_Challenge_.
Please write the listing below out again exactly, leaving every picture behind.

⟨

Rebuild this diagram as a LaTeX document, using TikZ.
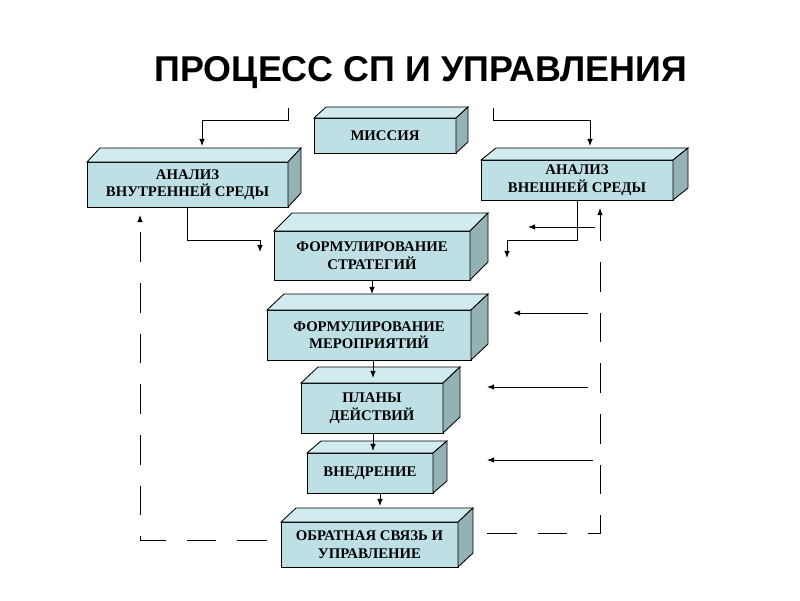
\documentclass[tikz,border=0pt]{standalone}
\usepackage{fontspec}
\setmainfont{Liberation Serif}
\newfontfamily\titlefont{Liberation Sans}
\usetikzlibrary{arrows.meta}
\definecolor{frontcol}{RGB}{190,224,228}
\definecolor{topcol}{RGB}{210,235,238}
\definecolor{sidecol}{RGB}{148,178,181}
% top and right faces of a block: node, depth right, depth up
\newcommand{\boxfaces}[3]{%
\draw[fill=topcol] (#1.north west) -- ++(#2,-#3) -- ([shift={(#2,-#3)}]#1.north east) -- (#1.north east) -- cycle;
\draw[fill=sidecol] (#1.north east) -- ([shift={(#2,-#3)}]#1.north east) -- ([shift={(#2,-#3)}]#1.south east) -- (#1.south east) -- cycle;
}
\begin{document}
\begin{tikzpicture}[x=0.025cm,y=-0.025cm,line width=0.6pt,
  block/.style={draw,black,fill=frontcol,rectangle,inner sep=0pt,outer sep=0pt,align=center,
    font=\fontsize{10.5}{12.5}\selectfont\bfseries},
  fb/.style={dash pattern=on 21pt off 15pt}]
\def\px{0.025cm}
\def\l{1.8mm}
\def\w{1.4mm}
\useasboundingbox (0,0) rectangle (800,600);
\node[anchor=base, font=\titlefont\fontsize{25.5}{28}\selectfont\bfseries, name=title] at (421,81) {ПРОЦЕСС СП И УПРАВЛЕНИЯ};
\node[block, minimum width=142*\px, minimum height=35*\px, name=mission] at (385,135.5) {МИССИЯ};
\node[block, minimum width=201*\px, minimum height=45*\px, name=inner]   at (187.5,184.5) {АНАЛИЗ\\ВНУТРЕННЕЙ СРЕДЫ};
\node[block, minimum width=192*\px, minimum height=40*\px, name=outer]   at (577,180) {АНАЛИЗ\\ВНЕШНЕЙ СРЕДЫ};
\node[block, minimum width=196*\px, minimum height=49*\px, name=strat]   at (372,255.5) {ФОРМУЛИРОВАНИЕ\\СТРАТЕГИЙ};
\node[block, minimum width=204*\px, minimum height=50*\px, name=merop]   at (369,335) {ФОРМУЛИРОВАНИЕ\\МЕРОПРИЯТИЙ};
\node[block, minimum width=142*\px, minimum height=50*\px, name=plans]   at (372,408) {ПЛАНЫ\\ДЕЙСТВИЙ};
\node[block, minimum width=126*\px, minimum height=40*\px, name=impl]    at (370,473) {ВНЕДРЕНИЕ};
\node[block, minimum width=177*\px, minimum height=45*\px, name=control] at (369.5,544.5) {ОБРАТНАЯ СВЯЗЬ И\\УПРАВЛЕНИЕ};
\boxfaces{mission}{12}{11}
\boxfaces{inner}{13}{14}
\boxfaces{outer}{15}{12}
\boxfaces{strat}{18}{18}
\boxfaces{merop}{17}{16}
\boxfaces{plans}{17}{16}
\boxfaces{impl}{14}{12}
\boxfaces{control}{15}{14}
\coordinate (tl) at (288,108);
\coordinate (tlend) at (202,146);
\coordinate (tr) at (493,108);
\coordinate (trend) at (590,146);
\coordinate (ia) at (260,252);
\coordinate (oa) at (507,258);
\draw [-{Latex[length=\l, width=\w]}](tl) -- ++(0,12) -| (tlend);
\draw [-{Latex[length=\l, width=\w]}](tr) -- ++(0,12) -| (trend);
\draw [-{Latex[length=\l, width=\w]}](inner.south) -- ++(0,33) -| (ia);
\draw [-{Latex[length=\l, width=\w]}](outer.south) -- ++(0,40) -| (oa);
\draw [-{Latex[length=\l, width=\w]}](strat.south) -- ++(0,14);
\draw [-{Latex[length=\l, width=\w]}]([shift={(4,0)}]merop.south) -- ++(0,18);
\draw [-{Latex[length=\l, width=\w]}]([shift={(1,0)}]plans.south) -- ++(0,18);
\draw [-{Latex[length=\l, width=\w]}]([shift={(10,0)}]impl.south) -- ++(0,13);
% feedback loop
\coordinate (fbl) at (140,540);
\coordinate (fblend) at (140,215);
\coordinate (fbr) at (600,533);
\coordinate (fbrend) at (600,208);
\draw [fb, -{Latex[length=\l, width=\w]}]([shift={(-14,-4.5)}]control.west) -- (fbl) -- (fblend);
\draw [fb, -{Latex[length=\l, width=\w]}]([shift={(29,-11.5)}]control.east) -- (fbr) -- (fbrend);
\coordinate (s1) at (595,227);
\coordinate (s2) at (588,313);
\coordinate (s3) at (588,387);
\coordinate (s4) at (593,460);
\draw [-{Latex[length=\l, width=\w]}](s1) -- ++(-67,0);
\draw [-{Latex[length=\l, width=\w]}](s2) -- ++(-75,0);
\draw [-{Latex[length=\l, width=\w]}](s3) -- ++(-101,0);
\draw [-{Latex[length=\l, width=\w]}](s4) -- ++(-106,0);
\end{tikzpicture}
\end{document}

⟩

_Exercise solution_.
Rebuild this diagram as a LaTeX document, using TikZ.
\documentclass[tikz,border=0pt]{standalone}
\usepackage{fontspec}
\setmainfont{Liberation Serif}
\newfontfamily\titlefont{Liberation Sans}
\usetikzlibrary{arrows.meta}
\definecolor{frontcol}{RGB}{190,224,228}
\definecolor{topcol}{RGB}{210,235,238}
\definecolor{sidecol}{RGB}{148,178,181}
% top and right faces of a block: node, depth right, depth up
\newcommand{\boxfaces}[3]{%
\draw[fill=topcol] (#1.north west) -- ++(#2,-#3) -- ([shift={(#2,-#3)}]#1.north east) -- (#1.north east) -- cycle;
\draw[fill=sidecol] (#1.north east) -- ([shift={(#2,-#3)}]#1.north east) -- ([shift={(#2,-#3)}]#1.south east) -- (#1.south east) -- cycle;
}
\begin{document}
\begin{tikzpicture}[x=0.025cm,y=-0.025cm,line width=0.6pt,
  block/.style={draw,black,fill=frontcol,rectangle,inner sep=0pt,outer sep=0pt,align=center,
    font=\fontsize{10.5}{12.5}\selectfont\bfseries},
  fb/.style={dash pattern=on 21pt off 15pt}]
\def\px{0.025cm}
\def\l{1.8mm}
\def\w{1.4mm}
\useasboundingbox (0,0) rectangle (800,600);
\node[anchor=base, font=\titlefont\fontsize{25.5}{28}\selectfont\bfseries, name=title] at (421,81) {ПРОЦЕСС СП И УПРАВЛЕНИЯ};
\node[block, minimum width=142*\px, minimum height=35*\px, name=mission] at (385,135.5) {МИССИЯ};
\node[block, minimum width=201*\px, minimum height=45*\px, name=inner]   at (187.5,184.5) {АНАЛИЗ\\ВНУТРЕННЕЙ СРЕДЫ};
\node[block, minimum width=192*\px, minimum height=40*\px, name=outer]   at (577,180) {АНАЛИЗ\\ВНЕШНЕЙ СРЕДЫ};
\node[block, minimum width=196*\px, minimum height=49*\px, name=strat]   at (372,255.5) {ФОРМУЛИРОВАНИЕ\\СТРАТЕГИЙ};
\node[block, minimum width=204*\px, minimum height=50*\px, name=merop]   at (369,335) {ФОРМУЛИРОВАНИЕ\\МЕРОПРИЯТИЙ};
\node[block, minimum width=142*\px, minimum height=50*\px, name=plans]   at (372,408) {ПЛАНЫ\\ДЕЙСТВИЙ};
\node[block, minimum width=126*\px, minimum height=40*\px, name=impl]    at (370,473) {ВНЕДРЕНИЕ};
\node[block, minimum width=177*\px, minimum height=45*\px, name=control] at (369.5,544.5) {ОБРАТНАЯ СВЯЗЬ И\\УПРАВЛЕНИЕ};
\boxfaces{mission}{12}{11}
\boxfaces{inner}{13}{14}
\boxfaces{outer}{15}{12}
\boxfaces{strat}{18}{18}
\boxfaces{merop}{17}{16}
\boxfaces{plans}{17}{16}
\boxfaces{impl}{14}{12}
\boxfaces{control}{15}{14}
\coordinate (tl) at (288,108);
\coordinate (tlend) at (202,146);
\coordinate (tr) at (493,108);
\coordinate (trend) at (590,146);
\coordinate (ia) at (260,252);
\coordinate (oa) at (507,258);
\draw [-{Latex[length=\l, width=\w]}](tl) -- ++(0,12) -| (tlend);
\draw [-{Latex[length=\l, width=\w]}](tr) -- ++(0,12) -| (trend);
\draw [-{Latex[length=\l, width=\w]}](inner.south) -- ++(0,33) -| (ia);
\draw [-{Latex[length=\l, width=\w]}](outer.south) -- ++(0,40) -| (oa);
\draw [-{Latex[length=\l, width=\w]}](strat.south) -- ++(0,14);
\draw [-{Latex[length=\l, width=\w]}]([shift={(4,0)}]merop.south) -- ++(0,18);
\draw [-{Latex[length=\l, width=\w]}]([shift={(1,0)}]plans.south) -- ++(0,18);
\draw [-{Latex[length=\l, width=\w]}]([shift={(10,0)}]impl.south) -- ++(0,13);
% feedback loop
\coordinate (fbl) at (140,540);
\coordinate (fblend) at (140,215);
\coordinate (fbr) at (600,533);
\coordinate (fbrend) at (600,208);
\draw [fb, -{Latex[length=\l, width=\w]}]([shift={(-14,-4.5)}]control.west) -- (fbl) -- (fblend);
\draw [fb, -{Latex[length=\l, width=\w]}]([shift={(29,-11.5)}]control.east) -- (fbr) -- (fbrend);
\coordinate (s1) at (595,227);
\coordinate (s2) at (588,313);
\coordinate (s3) at (588,387);
\coordinate (s4) at (593,460);
\draw [-{Latex[length=\l, width=\w]}](s1) -- ++(-67,0);
\draw [-{Latex[length=\l, width=\w]}](s2) -- ++(-75,0);
\draw [-{Latex[length=\l, width=\w]}](s3) -- ++(-101,0);
\draw [-{Latex[length=\l, width=\w]}](s4) -- ++(-106,0);
\end{tikzpicture}
\end{document}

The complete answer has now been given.